His community came to his aid, seeing no longer a self-reliant and individualistic missionary, but a fellow sufferer. “Black and Hispanic people responded to my cries for help and understanding. I was no longer the one who was doing for them, but there was a new mutuality in our relationships.”
Urged by his doctors to leave the Midwest, Rice began applying for work elsewhere. His advocate the Rev. Dr. José Morales, professor of field instruction at the University of Chicago, held that churches and seminaries were not “looking further than the application form, which honestly states that Mr. Rice has multiple sclerosis” and that many of the institutions Rice applied to did not “even take the time, effort or courtesy to respond to his applications.”
“Mr. Rice does need a walking stick to get around, but he does get around,” Morales added.
Rice took an appointment as chaplain and professor of ministry at San Francisco Theological Seminary (SFTS) in 1968. In the early 1970s, he read Morton Kelsey’s “The Other Side of Silence,” which sparked an abiding interest in spiritual growth and renewal. Over the next 30 years, Rice would be credited with rediscovering practices of spiritual renewal within the context of Reformed theology, pioneering SFTS’s programs in Spiritual Direction and Spiritual Formation.
By 1972, Rice began using a wheelchair, another bodily change which intensified his identification with oppressed people. “Sitting in a wheelchair gives someone a certain perspective. I’ve learned what it’s like to be demeaned and ignored.” His moderatorial year in 1979 was, in Rice’s words, a means for the church to “focus much more on the disability issue. People had to deal with me as I am. If they invited me to preach in their church, could I get in?”
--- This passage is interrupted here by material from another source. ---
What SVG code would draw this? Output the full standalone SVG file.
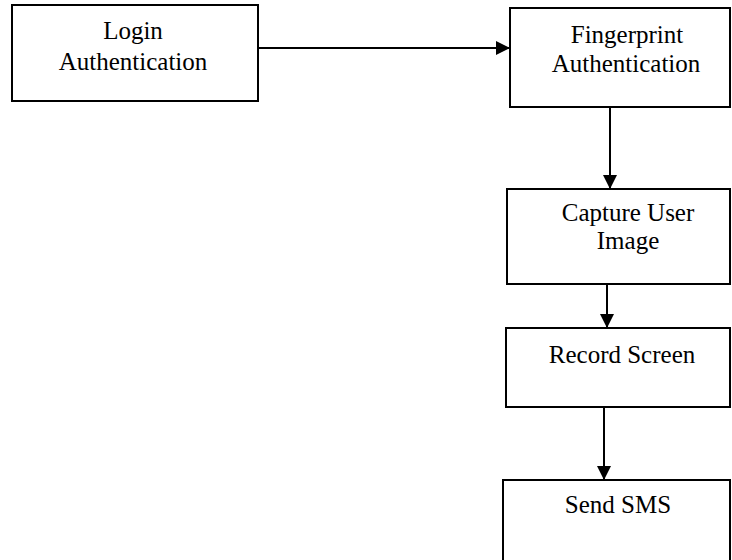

As moderator Rice spoke of the responsibilities of a rich church in an impoverished society: “Presbyterians are not poor people and that’s another issue we have to confront — our disproportionate use of the world’s resources.”
In the period just after Sandinista victory and the end of the Somoza regime, Rice spent time in Nicaragua. He met the Sandinista priest and liberation theologian Ernesto Cardenal, and came home with photos, postcards and literature celebrating the end of the war and the beginning of the Nicaraguan people’s Crusade for Literacy.
Rice's major writings are “Reformed Spirituality: An Introduction for Believers” (1991) and “Reformed Worship” (2001). After retiring from SFTS in 1997 he served as interim president of Cook Native American Ministries. He died on August 8, 2010, in Claremont, California.